Contribution to Organizational Competitiveness

Tesla’s ability to strategically expand its manufacturing capacity enables the company to meet the increasing global demand for electric vehicles. As the market for EVs grows, Tesla can capture a larger share by scaling production promptly. Capacity planning ensures efficient use of resources. Tesla’s Gigafactories are located to minimize logistical challenges and energy costs while taking advantage of local workforce expertise. The strategic placement of Gigafactories around the world allows Tesla to cater to various markets without significant import or export challenges. This provides access to new customers and reduces transportation costs. Scaling up production often leads to economies of scale. Tesla’s capacity planning supports this concept, allowing the company to reduce per-unit production costs as it increases output. Efficient capacity planning contributes to competitive pricing for Tesla’s vehicles. By keeping production costs under control, Tesla can offer its products at competitive prices, appealing to a broader customer base. Capacity planning ensures that Tesla can adapt quickly to changes in demand or market dynamics.
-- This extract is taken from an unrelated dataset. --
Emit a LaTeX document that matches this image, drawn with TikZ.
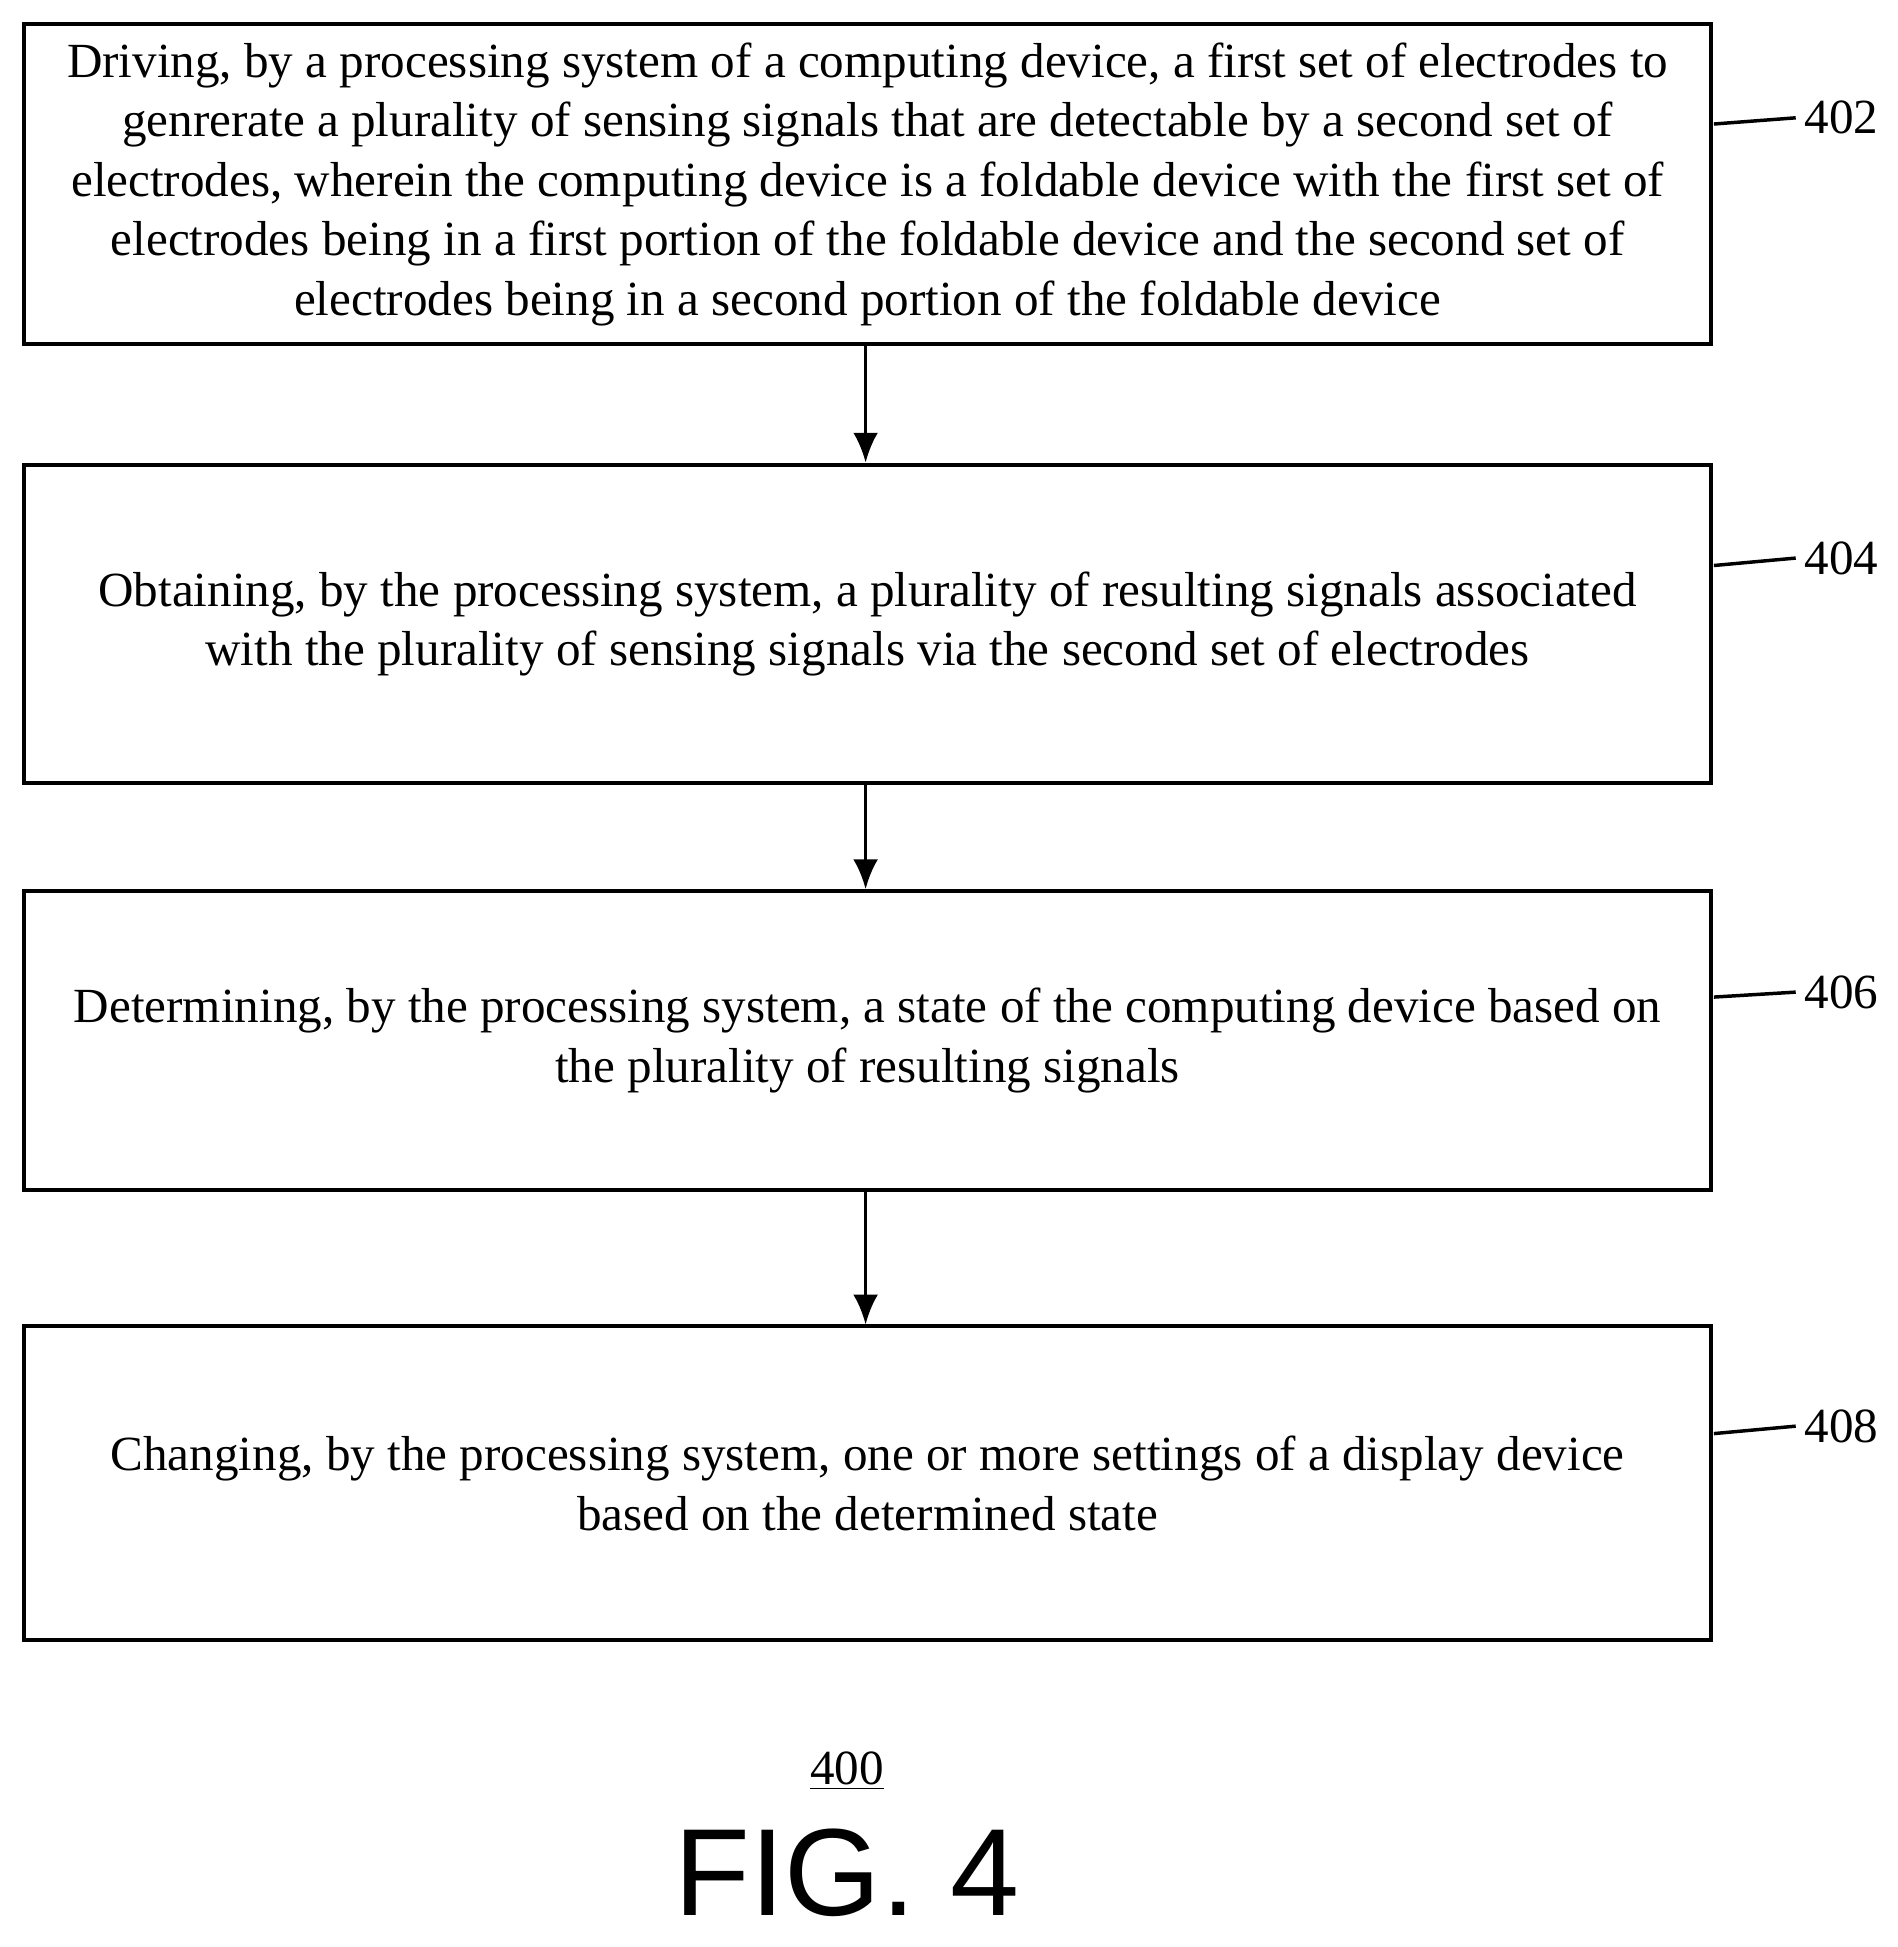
\documentclass[tikz,border=0pt]{standalone}
\usepackage{fontspec}
\setmainfont{Liberation Serif}
\newfontfamily\figfont{Liberation Sans}
\begin{document}
\begin{tikzpicture}[x=0.5pt,y=-0.5pt,
  box/.style={draw,line width=1.6pt,minimum width=680pt,align=center,inner sep=0pt,font=\fontsize{19.8}{24}\selectfont,anchor=north west},
  arr/.style={line width=1.4pt,-{Latex[length=12pt,width=10pt]}},
  lead/.style={line width=1.4pt},
  num/.style={font=\fontsize{19.8}{24}\selectfont,anchor=west}]
\usetikzlibrary{arrows.meta}
\useasboundingbox (0,0) rectangle (1530,1570);
\node[box,minimum height=129pt] (b1) at (18,18) {Driving, by a processing system of a computing device, a first set of electrodes to\\genrerate a plurality of sensing signals that are detectable by a second set of\\electrodes, wherein the computing device is a foldable device with the first set of\\electrodes being in a first portion of the foldable device and the second set of\\electrodes being in a second portion of the foldable device};
\node[box,minimum height=128.5pt] (b2) at (18,373) {Obtaining, by the processing system, a plurality of resulting signals associated\\with the plurality of sensing signals via the second set of electrodes};
\node[box,minimum height=120.5pt] (b3) at (18,717) {Determining, by the processing system, a state of the computing device based on\\the plurality of resulting signals};
\node[box,minimum height=126.5pt] (b4) at (18,1068) {Changing, by the processing system, one or more settings of a display device\\based on the determined state};
\draw[arr] (b1.south -| 698,0) -- (b2.north -| 698,0);
\draw[arr] (b2.south -| 698,0) -- (b3.north -| 698,0);
\draw[arr] (b3.south -| 698,0) -- (b4.north -| 698,0);
\node[num] (n1) at (1448,95) {402};
\node[num] (n2) at (1448,450) {404};
\node[num] (n3) at (1448,800) {406};
\node[num] (n4) at (1448,1150) {408};
\draw[lead] (1382,100) -- (n1.west);
\draw[lead] (1382,456) -- (n2.west);
\draw[lead] (1382,804) -- (n3.west);
\draw[lead] (1382,1156) -- (n4.west);
\node[font=\fontsize{19.8}{24}\selectfont] (t400) at (683,1428) {\underline{400}};
\node[font=\figfont\fontsize{50}{54}\selectfont] (fig) at (683,1510) {FIG. 4};
\end{tikzpicture}
\end{document}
This flexibility positions the company to respond swiftly to shifts in the electric vehicle market and technology advancements (Lienert and White, 2023).
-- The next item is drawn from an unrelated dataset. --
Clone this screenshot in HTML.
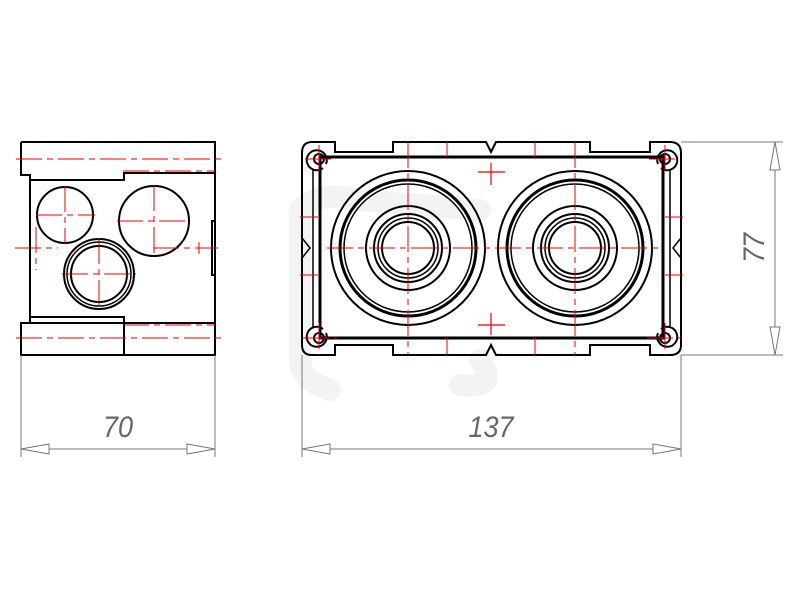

Tesla’s approach to capacity planning aligns with its mission of advancing sustainable energy. By expanding production capabilities, Tesla can grow as a leading electric vehicle manufacturer and contribute to the transition to sustainable transportation. The ability to fulfil customer orders promptly and efficiently strengthens Tesla’s brand reputation. This, in turn, bolsters its market leadership in the electric vehicle sector. Tesla’s adept utilization of quality management, supply chain management, and capacity planning within its operations management framework has played a pivotal role in establishing and sustaining its prominence in the electric vehicle and clean energy sectors. The commitment to quality, evident through rigorous adherence to TQM principles, customer feedback integration, and continual safety enhancements, has not only bolstered brand reputation but also fostered higher customer satisfaction. Tesla’s vertical integration strategy, a cornerstone of its supply chain management, has enhanced cost efficiency, quality control, and innovation while reducing risks associated with external suppliers. Meanwhile, capacity planning has equipped Tesla with the agility and scalability needed to meet surging global demand, foster efficient resource utilization, reduce production costs, and respond swiftly to market dynamics. These operations management concepts collectively contribute to Tesla’s competitiveness, exemplifying how operational excellence is at the core of its pioneering success (Tesla, 2020).
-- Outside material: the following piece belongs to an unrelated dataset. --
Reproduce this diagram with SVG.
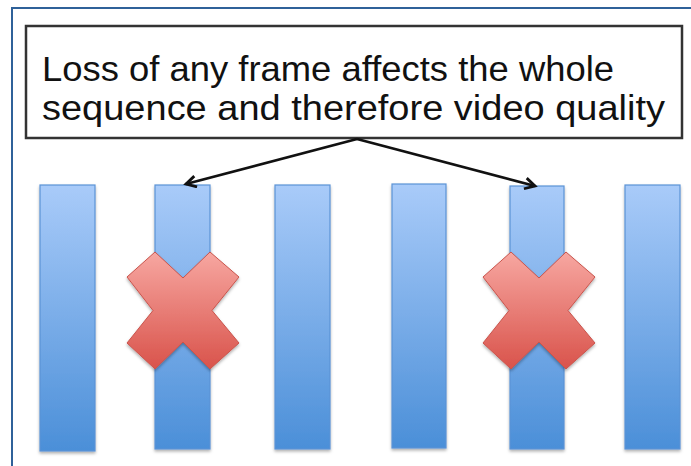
<svg xmlns="http://www.w3.org/2000/svg" width="691" height="466" viewBox="0 0 691 466">
  <style>
    .frame { fill: none; stroke: #2f6199; stroke-width: 2; }
    .box { fill: #ffffff; stroke: #333333; stroke-width: 2.5; }
    .label { font-family: "Liberation Sans", "Open Sans", sans-serif; font-size: 35px; fill: #111111; }
    .bar { fill: url(#barGrad); stroke: #5b93d6; stroke-width: 1.2; filter: url(#shadow); }
    .cross { fill: url(#crossGrad); stroke: #c9544c; stroke-width: 1; filter: url(#shadow); }
    .conn { fill: none; stroke: #111111; stroke-width: 2.8; marker-end: url(#arrow); }
  </style>
  <defs>
    <linearGradient id="barGrad" x1="0" y1="0" x2="0" y2="1">
      <stop offset="0" stop-color="#a9cbf9"/>
      <stop offset="1" stop-color="#4b8fd8"/>
    </linearGradient>
    <linearGradient id="crossGrad" x1="0" y1="0" x2="0" y2="1">
      <stop offset="0" stop-color="#f7a7a1"/>
      <stop offset="1" stop-color="#d9534b"/>
    </linearGradient>
    <filter id="shadow" x="-20%" y="-10%" width="140%" height="130%">
      <feDropShadow dx="0" dy="2" stdDeviation="1.5" flood-color="#000000" flood-opacity="0.3"/>
    </filter>
    <marker id="arrow" markerWidth="16" markerHeight="14" refX="11" refY="7" orient="auto" markerUnits="userSpaceOnUse">
      <path d="M1,1.5 L11,7 L1,12.5" fill="none" stroke="#111111" stroke-width="2.8"/>
    </marker>
  </defs>

  <rect class="frame" x="12" y="8" width="700" height="480"/>

  <g id="caption">
    <rect class="box" x="26" y="26" width="656" height="112"/>
    <text class="label" x="42" y="81" textLength="572" lengthAdjust="spacingAndGlyphs">Loss of any frame affects the whole</text>
    <text class="label" x="42" y="120" textLength="623" lengthAdjust="spacingAndGlyphs">sequence and therefore video quality</text>
  </g>

  <g id="frame1"><rect class="bar" x="40" y="185" width="55" height="266"/></g>
  <g id="frame2"><rect class="bar" x="155" y="185" width="55" height="264"/></g>
  <g id="frame3"><rect class="bar" x="275" y="185" width="55" height="264"/></g>
  <g id="frame4"><rect class="bar" x="392" y="184" width="54" height="264"/></g>
  <g id="frame5"><rect class="bar" x="510" y="186" width="54" height="263"/></g>
  <g id="frame6"><rect class="bar" x="625" y="185" width="55" height="264"/></g>

  <g id="loss1">
    <polygon class="cross" transform="translate(183,310.5)" points="-56,-33.5 -28,-58.5 0,-32.5 27,-58.5 56,-33.5 29,0 56,32.5 27,58.5 0,31.5 -28,58.5 -56,32.5 -30,0"/>
  </g>
  <g id="loss2">
    <polygon class="cross" transform="translate(539,310.5)" points="-56,-33.5 -28,-58.5 0,-32.5 27,-58.5 56,-33.5 29,0 56,32.5 27,58.5 0,31.5 -28,58.5 -56,32.5 -30,0"/>
  </g>

  <g id="connectors">
    <line class="conn" x1="357" y1="139" x2="186" y2="184"/>
    <line class="conn" x1="357" y1="139" x2="535" y2="186"/>
  </g>
</svg>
Conclusion (Strategic Operations Management Based On Personal Experience)

In conclusion, Tesla’s remarkable success in the automotive and energy industries can be attributed to the strategic application of several essential operations management concepts. These concepts have not only contributed to Tesla’s competitive advantage but also played a pivotal role in shaping the company’s brand image, reputation, and ability to drive innovation and sustainability. Tesla’s unwavering commitment to quality management has not only ensured customer satisfaction and trust but also positioned the company as a leader in delivering innovative, high-performance electric vehicles. Quality management is foundational to Tesla’s competitiveness. Tesla’s vertically integrated supply chain management, from in-house production of components to software development, has yielded cost efficiency, quality control, and exceptional agility. This approach aligns with Tesla’s commitment to innovation and long-term sustainability, further reinforcing the company’s position as a trailblazer in the industry. Additionally, capacity planning has enabled Tesla to meet surging demand, utilize resources efficiently, and gain a global foothold.